start Data in this exercise

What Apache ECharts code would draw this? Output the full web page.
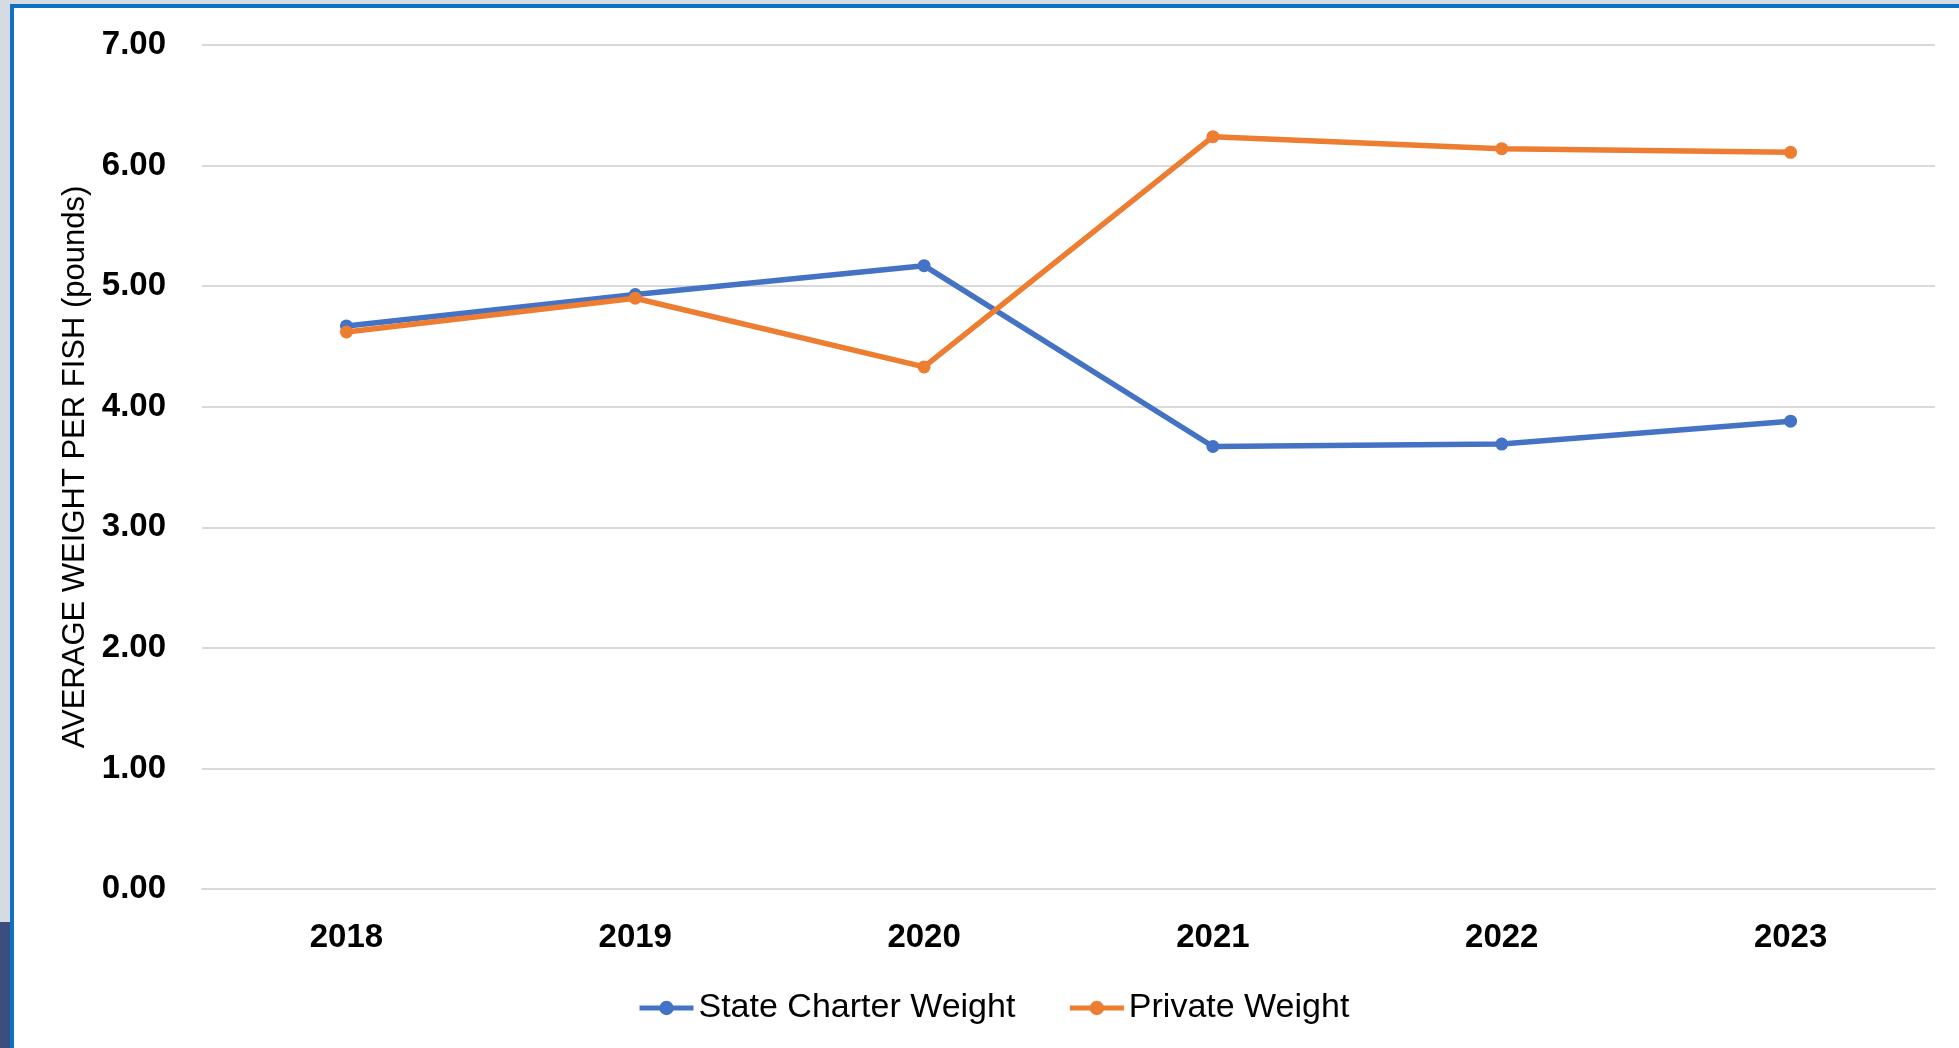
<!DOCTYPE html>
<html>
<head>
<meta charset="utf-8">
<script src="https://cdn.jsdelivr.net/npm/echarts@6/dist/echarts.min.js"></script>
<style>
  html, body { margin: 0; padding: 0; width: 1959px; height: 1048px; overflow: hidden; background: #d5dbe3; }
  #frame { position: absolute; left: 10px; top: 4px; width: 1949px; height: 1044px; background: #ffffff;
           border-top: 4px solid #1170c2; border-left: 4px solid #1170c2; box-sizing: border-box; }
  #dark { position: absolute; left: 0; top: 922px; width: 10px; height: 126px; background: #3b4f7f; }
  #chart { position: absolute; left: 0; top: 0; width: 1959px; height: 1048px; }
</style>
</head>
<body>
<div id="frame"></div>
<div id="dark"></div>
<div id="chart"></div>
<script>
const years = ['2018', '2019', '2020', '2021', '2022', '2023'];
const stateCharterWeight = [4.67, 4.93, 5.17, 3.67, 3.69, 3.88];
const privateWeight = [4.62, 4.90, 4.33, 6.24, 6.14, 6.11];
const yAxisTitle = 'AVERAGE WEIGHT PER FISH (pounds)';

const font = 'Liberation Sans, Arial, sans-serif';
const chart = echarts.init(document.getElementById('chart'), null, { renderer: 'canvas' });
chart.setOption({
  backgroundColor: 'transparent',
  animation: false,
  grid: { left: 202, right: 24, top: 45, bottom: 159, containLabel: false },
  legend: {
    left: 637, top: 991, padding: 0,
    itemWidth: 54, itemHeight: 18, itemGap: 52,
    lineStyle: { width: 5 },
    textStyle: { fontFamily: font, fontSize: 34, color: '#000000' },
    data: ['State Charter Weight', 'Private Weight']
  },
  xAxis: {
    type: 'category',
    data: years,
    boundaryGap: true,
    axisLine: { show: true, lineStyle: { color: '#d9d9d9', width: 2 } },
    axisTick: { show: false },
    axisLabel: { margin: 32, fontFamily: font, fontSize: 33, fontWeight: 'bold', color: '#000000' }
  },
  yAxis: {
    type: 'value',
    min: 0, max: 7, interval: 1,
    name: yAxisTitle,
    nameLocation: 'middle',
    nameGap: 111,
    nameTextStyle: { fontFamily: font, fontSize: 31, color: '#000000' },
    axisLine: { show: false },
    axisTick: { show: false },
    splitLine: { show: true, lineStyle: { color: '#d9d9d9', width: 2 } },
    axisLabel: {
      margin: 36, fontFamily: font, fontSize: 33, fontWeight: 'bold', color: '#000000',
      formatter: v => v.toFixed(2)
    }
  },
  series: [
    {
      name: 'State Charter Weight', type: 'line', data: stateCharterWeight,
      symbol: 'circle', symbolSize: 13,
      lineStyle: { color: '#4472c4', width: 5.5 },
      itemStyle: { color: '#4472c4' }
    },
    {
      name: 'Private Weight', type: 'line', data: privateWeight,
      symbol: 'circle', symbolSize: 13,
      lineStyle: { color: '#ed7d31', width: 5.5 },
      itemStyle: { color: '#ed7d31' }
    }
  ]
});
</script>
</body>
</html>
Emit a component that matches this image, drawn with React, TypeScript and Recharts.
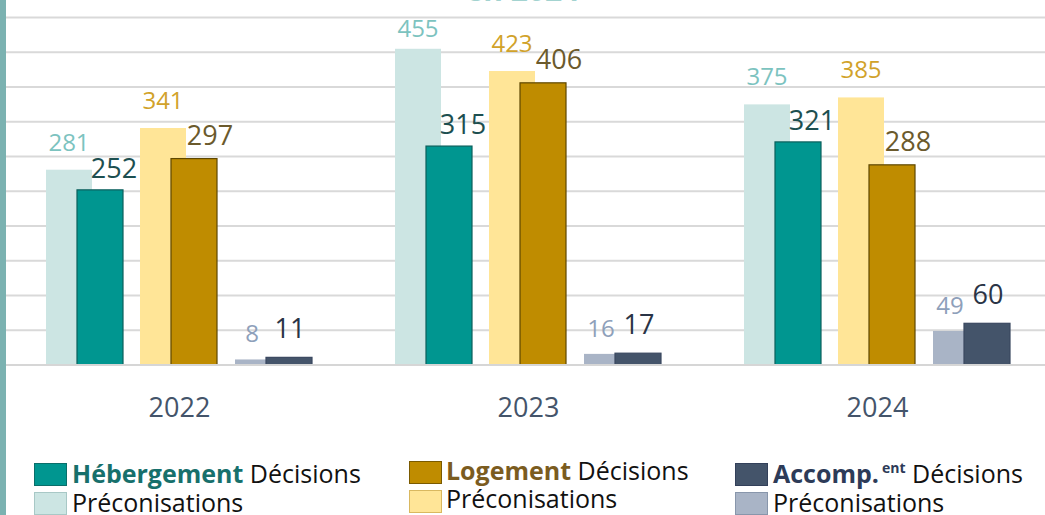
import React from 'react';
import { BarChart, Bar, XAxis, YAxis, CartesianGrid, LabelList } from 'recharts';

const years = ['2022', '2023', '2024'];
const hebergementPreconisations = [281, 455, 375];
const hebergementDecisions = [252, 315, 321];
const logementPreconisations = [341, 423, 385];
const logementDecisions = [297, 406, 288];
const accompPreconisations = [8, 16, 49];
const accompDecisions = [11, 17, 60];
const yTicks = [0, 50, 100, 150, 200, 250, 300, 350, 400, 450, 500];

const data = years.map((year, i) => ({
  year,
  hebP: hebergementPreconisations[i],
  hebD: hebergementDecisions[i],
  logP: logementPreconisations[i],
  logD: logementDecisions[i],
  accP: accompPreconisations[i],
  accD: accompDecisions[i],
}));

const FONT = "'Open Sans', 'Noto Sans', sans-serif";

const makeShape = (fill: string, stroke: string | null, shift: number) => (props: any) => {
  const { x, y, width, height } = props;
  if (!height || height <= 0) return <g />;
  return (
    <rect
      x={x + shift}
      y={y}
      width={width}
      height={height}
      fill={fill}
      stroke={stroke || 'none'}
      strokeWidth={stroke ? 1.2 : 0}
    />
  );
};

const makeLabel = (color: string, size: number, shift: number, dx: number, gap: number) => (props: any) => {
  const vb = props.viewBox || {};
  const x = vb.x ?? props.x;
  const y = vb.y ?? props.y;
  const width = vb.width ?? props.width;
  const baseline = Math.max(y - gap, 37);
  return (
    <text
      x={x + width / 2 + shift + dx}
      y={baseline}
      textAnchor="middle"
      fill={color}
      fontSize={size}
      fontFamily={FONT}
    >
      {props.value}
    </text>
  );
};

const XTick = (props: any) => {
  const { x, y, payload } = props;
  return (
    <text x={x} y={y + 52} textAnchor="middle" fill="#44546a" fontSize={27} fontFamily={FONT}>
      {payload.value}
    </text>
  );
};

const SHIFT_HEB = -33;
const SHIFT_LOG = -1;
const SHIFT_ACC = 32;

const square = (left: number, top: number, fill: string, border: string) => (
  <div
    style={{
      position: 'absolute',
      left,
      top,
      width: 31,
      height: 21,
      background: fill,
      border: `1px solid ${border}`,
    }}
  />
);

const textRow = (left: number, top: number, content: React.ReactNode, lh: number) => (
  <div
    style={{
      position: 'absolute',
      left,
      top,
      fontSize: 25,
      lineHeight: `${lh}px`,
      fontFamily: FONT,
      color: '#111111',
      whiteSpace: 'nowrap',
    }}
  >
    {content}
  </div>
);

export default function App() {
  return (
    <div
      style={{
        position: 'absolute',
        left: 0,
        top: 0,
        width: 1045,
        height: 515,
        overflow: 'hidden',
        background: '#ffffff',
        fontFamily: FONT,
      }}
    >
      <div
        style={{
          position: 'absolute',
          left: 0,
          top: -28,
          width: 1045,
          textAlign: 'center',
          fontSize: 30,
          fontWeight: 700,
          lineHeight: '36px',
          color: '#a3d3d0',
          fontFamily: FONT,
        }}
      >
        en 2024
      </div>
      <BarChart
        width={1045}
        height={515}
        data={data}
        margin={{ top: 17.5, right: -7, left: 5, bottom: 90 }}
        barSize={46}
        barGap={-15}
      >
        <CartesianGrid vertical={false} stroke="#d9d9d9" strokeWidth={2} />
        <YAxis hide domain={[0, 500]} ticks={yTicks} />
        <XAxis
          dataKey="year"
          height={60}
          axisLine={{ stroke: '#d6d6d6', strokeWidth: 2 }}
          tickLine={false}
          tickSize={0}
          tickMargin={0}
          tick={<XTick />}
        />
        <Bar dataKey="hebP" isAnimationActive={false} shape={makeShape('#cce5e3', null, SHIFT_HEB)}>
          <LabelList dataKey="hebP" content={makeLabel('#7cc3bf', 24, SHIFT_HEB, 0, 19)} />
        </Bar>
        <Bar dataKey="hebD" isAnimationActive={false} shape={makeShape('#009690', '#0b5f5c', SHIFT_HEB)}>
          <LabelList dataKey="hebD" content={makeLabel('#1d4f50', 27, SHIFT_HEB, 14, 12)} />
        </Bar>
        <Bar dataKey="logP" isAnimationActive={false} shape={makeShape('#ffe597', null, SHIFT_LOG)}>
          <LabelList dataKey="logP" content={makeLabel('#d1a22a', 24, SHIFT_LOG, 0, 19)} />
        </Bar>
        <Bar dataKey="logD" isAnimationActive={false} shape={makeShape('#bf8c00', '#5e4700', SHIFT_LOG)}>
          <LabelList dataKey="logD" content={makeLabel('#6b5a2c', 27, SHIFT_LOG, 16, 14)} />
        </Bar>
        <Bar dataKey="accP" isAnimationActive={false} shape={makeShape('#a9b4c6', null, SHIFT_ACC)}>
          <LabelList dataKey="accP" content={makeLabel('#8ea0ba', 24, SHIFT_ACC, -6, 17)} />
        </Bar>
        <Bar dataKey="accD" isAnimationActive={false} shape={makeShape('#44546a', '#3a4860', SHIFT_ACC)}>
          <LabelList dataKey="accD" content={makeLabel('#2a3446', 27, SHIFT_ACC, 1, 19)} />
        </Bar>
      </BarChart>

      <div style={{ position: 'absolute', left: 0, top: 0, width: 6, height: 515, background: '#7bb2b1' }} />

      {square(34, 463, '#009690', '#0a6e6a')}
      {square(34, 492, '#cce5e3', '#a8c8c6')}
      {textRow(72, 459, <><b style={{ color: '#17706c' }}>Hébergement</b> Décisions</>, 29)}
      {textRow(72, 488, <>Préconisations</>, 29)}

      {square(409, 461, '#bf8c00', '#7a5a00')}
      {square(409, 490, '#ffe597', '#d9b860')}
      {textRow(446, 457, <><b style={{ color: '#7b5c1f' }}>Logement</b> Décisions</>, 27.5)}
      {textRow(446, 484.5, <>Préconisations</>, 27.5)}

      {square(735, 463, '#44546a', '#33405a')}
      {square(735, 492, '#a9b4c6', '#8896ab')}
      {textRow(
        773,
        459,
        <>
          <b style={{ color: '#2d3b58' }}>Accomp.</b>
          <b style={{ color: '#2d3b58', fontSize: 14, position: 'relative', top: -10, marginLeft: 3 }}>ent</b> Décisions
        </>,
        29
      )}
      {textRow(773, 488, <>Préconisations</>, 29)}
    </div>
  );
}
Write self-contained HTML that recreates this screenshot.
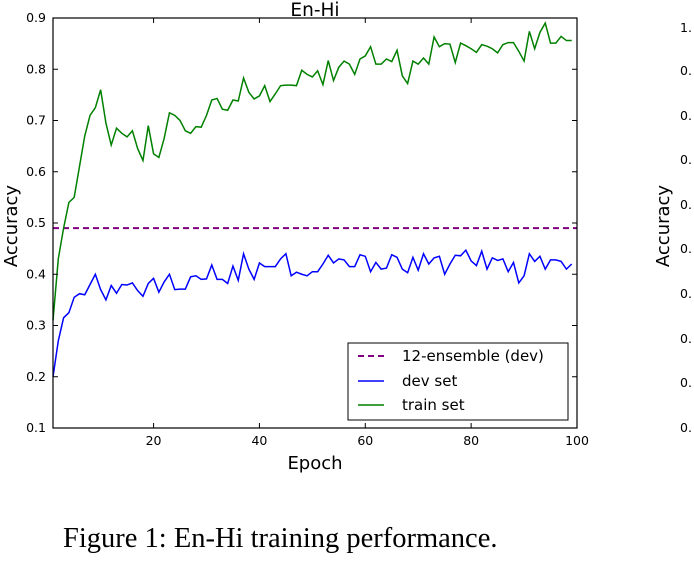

end Data in this exercise

● **Exercise**:
Quote, exactly and only, the lines from the first line of the data above through the line containing "const yAxisTitle = 'AVERAGE". The pictures do not belong in it.

● **Answer to this problem**:
What Apache ECharts code would draw this? Output the full web page.
<!DOCTYPE html>
<html>
<head>
<meta charset="utf-8">
<script src="https://cdn.jsdelivr.net/npm/echarts@6/dist/echarts.min.js"></script>
<style>
  html, body { margin: 0; padding: 0; width: 1959px; height: 1048px; overflow: hidden; background: #d5dbe3; }
  #frame { position: absolute; left: 10px; top: 4px; width: 1949px; height: 1044px; background: #ffffff;
           border-top: 4px solid #1170c2; border-left: 4px solid #1170c2; box-sizing: border-box; }
  #dark { position: absolute; left: 0; top: 922px; width: 10px; height: 126px; background: #3b4f7f; }
  #chart { position: absolute; left: 0; top: 0; width: 1959px; height: 1048px; }
</style>
</head>
<body>
<div id="frame"></div>
<div id="dark"></div>
<div id="chart"></div>
<script>
const years = ['2018', '2019', '2020', '2021', '2022', '2023'];
const stateCharterWeight = [4.67, 4.93, 5.17, 3.67, 3.69, 3.88];
const privateWeight = [4.62, 4.90, 4.33, 6.24, 6.14, 6.11];
const yAxisTitle = 'AVERAGE WEIGHT PER FISH (pounds)';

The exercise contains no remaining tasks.